Est-ce que la communication scientifique va, un jour, s‘émanciper du « Publish or perish » ?

Il existe actuellement des sites « open access » comme BioArcad mais l’inconvénient réside dans le fait qu’il n’y a aucune validation par des pairs ou par des experts et les journalistes sont très présents sur ces sites, il faut donc faire attention. Pour Nadia et Clément, communiquer autour de travaux sans validation reste au stade de discussions pour le moment.

Pour terminer ces échanges, Nadia souhaite ajouter que la communication scientifique touche des publics très différents et que c’est dans la diversité que l’on touche le plus de monde.

Pour Audrey Dussutour, il faut aller davantage dans les écoles pour valoriser et stimuler les carrières scientifiques.

Clément Blondel a, quant à lui, un objectif qu’il rêve d’atteindre : communiquer sur les travaux des 60 laboratoires de recherche de la région.

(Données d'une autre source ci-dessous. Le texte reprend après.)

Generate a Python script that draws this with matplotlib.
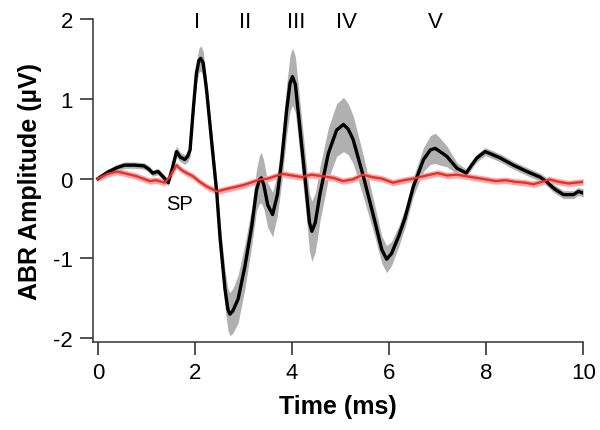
import matplotlib
matplotlib.use("Agg")
import matplotlib.pyplot as plt
import numpy as np

plt.rcParams["axes.unicode_minus"] = False
plt.rcParams["font.family"] = ["Liberation Sans", "DejaVu Sans"]

# ABR waveform (black, mean with SEM band)
t_abr = [0.0, 0.2, 0.4, 0.55, 0.75, 0.95, 1.05, 1.13, 1.24, 1.35, 1.45, 1.53, 1.62, 1.7,
         1.79, 1.85, 1.9, 1.97, 2.03, 2.08, 2.12, 2.17, 2.24, 2.34, 2.45, 2.52, 2.62, 2.68,
         2.72, 2.78, 2.89, 3.03, 3.17, 3.27, 3.33, 3.37, 3.42, 3.5, 3.6, 3.7, 3.79, 3.89,
         3.96, 4.01, 4.07, 4.16, 4.3, 4.36, 4.41, 4.48, 4.58, 4.75, 4.92, 5.06, 5.16, 5.26,
         5.47, 5.68, 5.85, 5.95, 6.05, 6.2, 6.33, 6.5, 6.71, 6.85, 6.95, 7.05, 7.19, 7.4,
         7.59, 7.7, 7.81, 7.98, 8.1, 8.29, 8.56, 8.84, 9.11, 9.25, 9.39, 9.59, 9.8, 9.9, 10.0]
abr_mean = [0.0, 0.08, 0.14, 0.17, 0.17, 0.16, 0.12, 0.07, 0.09, 0.02, -0.05, 0.12, 0.34, 0.27,
            0.24, 0.28, 0.36, 0.9, 1.32, 1.48, 1.51, 1.45, 1.11, 0.49, -0.18, -0.76, -1.39, -1.64,
            -1.7, -1.66, -1.51, -1.1, -0.6, -0.14, -0.01, 0.01, -0.08, -0.33, -0.45, -0.2, 0.24, 0.86,
            1.2, 1.28, 1.18, 0.65, -0.18, -0.55, -0.66, -0.55, -0.18, 0.32, 0.61, 0.68, 0.62, 0.49,
            0.03, -0.47, -0.89, -1.01, -0.94, -0.72, -0.49, -0.1, 0.24, 0.36, 0.38, 0.34, 0.28, 0.13,
            0.07, 0.17, 0.26, 0.34, 0.31, 0.26, 0.17, 0.09, 0.02, -0.04, -0.12, -0.2, -0.2, -0.16, -0.18]
abr_sem = [0.03, 0.04, 0.04, 0.04, 0.04, 0.04, 0.04, 0.04, 0.04, 0.04, 0.04, 0.05, 0.07, 0.06,
           0.06, 0.07, 0.08, 0.11, 0.14, 0.15, 0.16, 0.15, 0.14, 0.14, 0.16, 0.2, 0.24, 0.26,
           0.27, 0.28, 0.3, 0.28, 0.24, 0.26, 0.3, 0.32, 0.3, 0.28, 0.28, 0.26, 0.28, 0.32,
           0.35, 0.36, 0.35, 0.33, 0.33, 0.36, 0.38, 0.37, 0.34, 0.32, 0.33, 0.34, 0.32, 0.3,
           0.26, 0.2, 0.17, 0.17, 0.15, 0.13, 0.12, 0.12, 0.15, 0.18, 0.19, 0.17, 0.13, 0.07,
           0.05, 0.05, 0.05, 0.05, 0.05, 0.05, 0.05, 0.05, 0.05, 0.05, 0.05, 0.05, 0.05, 0.05, 0.05]

# summating potential trace (red)
t_sp = [0.0, 0.2, 0.4, 0.6, 0.8, 1.07, 1.2, 1.38, 1.5, 1.62, 1.7, 1.8, 1.96, 2.1, 2.25, 2.45,
        2.65, 2.86, 3.0, 3.2, 3.34, 3.5, 3.65, 3.8, 4.0, 4.2, 4.4, 4.64, 4.85, 5.05, 5.25,
        5.46, 5.65, 5.85, 6.08, 6.3, 6.5, 6.7, 6.85, 7.0, 7.2, 7.4, 7.6, 7.8, 8.0, 8.2,
        8.4, 8.6, 8.8, 8.97, 9.15, 9.3, 9.5, 9.7, 9.85, 10.0]
sp_mean = [0.0, 0.06, 0.09, 0.06, 0.03, -0.03, -0.02, -0.05, 0.04, 0.17, 0.12, 0.08, 0.03, -0.04, -0.1, -0.16,
           -0.13, -0.1, -0.08, -0.04, -0.01, 0.0, 0.03, 0.06, 0.04, 0.02, 0.05, 0.03, 0.01, -0.03, -0.01,
           0.05, 0.02, 0.0, -0.05, -0.02, 0.0, 0.03, 0.05, 0.07, 0.04, 0.05, 0.03, 0.01, -0.01, -0.03,
           -0.02, -0.04, -0.05, -0.07, -0.04, -0.01, -0.04, -0.06, -0.05, -0.04]
sp_sem = 0.04

wave_labels = ["I", "II", "III", "IV", "V"]
wave_times = [2.04, 3.03, 4.08, 5.13, 6.95]

fig = plt.figure(figsize=(6, 4.31), dpi=100)
ax = fig.add_axes([0.155, 0.204, 0.817, 0.749])

lo = np.array(abr_mean) - np.array(abr_sem)
hi = np.array(abr_mean) + np.array(abr_sem)
ax.fill_between(t_abr, lo, hi, color="#b0b0b0", lw=0)
ax.plot(t_abr, abr_mean, color="black", lw=2.4, solid_joinstyle="round")

sp = np.array(sp_mean)
ax.fill_between(t_sp, sp - sp_sem, sp + sp_sem, color="#f6a8a8", lw=0)
ax.plot(t_sp, sp_mean, color="#e8302a", lw=1.7)

for lab, tx in zip(wave_labels, wave_times):
    ax.text(tx, 1.975, lab, ha="center", va="center", fontsize=16, clip_on=False)
ax.text(1.69, -0.31, "SP", ha="center", va="center", fontsize=14.5)

ax.set_xlim(-0.1, 10)
ax.set_ylim(-2.05, 2)
ax.set_xticks([0, 2, 4, 6, 8, 10])
ax.set_yticks([-2, -1, 0, 1, 2])
ax.spines["top"].set_visible(False)
ax.spines["right"].set_visible(False)
for s in ["left", "bottom"]:
    ax.spines[s].set_color("#333333")
    ax.spines[s].set_linewidth(1.1)
ax.tick_params(direction="out", length=9.5, width=1.3, color="#444444", labelsize=16, pad=5)

ax.set_xlabel("Time (ms)", fontsize=18, fontweight="bold", labelpad=8)
ax.set_ylabel("ABR Amplitude (µV)", fontsize=18, fontweight="bold", labelpad=8)

fig.savefig("out.png", dpi=100)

Enfin, pour terminer la soirée, les pitchs ont été nombreux : le FabLab de Planète Sciences Occitanie a lancé un appel à participation autour d’un « apéro pour partager les sciences » qui a eu lieu le lendemain soir, les participants ont également été invités à participer aux soirées « Désenchantées » de l’Eurêkafé avec Agatha Liévin-Bazin et Anne-Cécile de l’association Honua mais aussi à participer à la journée de réflexion pour le nouvel appel à projets « Fête de la science 2019 ». Nous avons également pris connaissance du projet d’Antoine qui souhaite créer une websérie avec sa twingo à la mode « C’est pas sorcier » ou encore un projet baptisé « Badgeons les chercheurs » pour réfléchir entre médiateurs, universitaires et chercheurs afin de mettre en avant leurs compétences en Open Source... Des projets passionnants qui méritent d’être suivis...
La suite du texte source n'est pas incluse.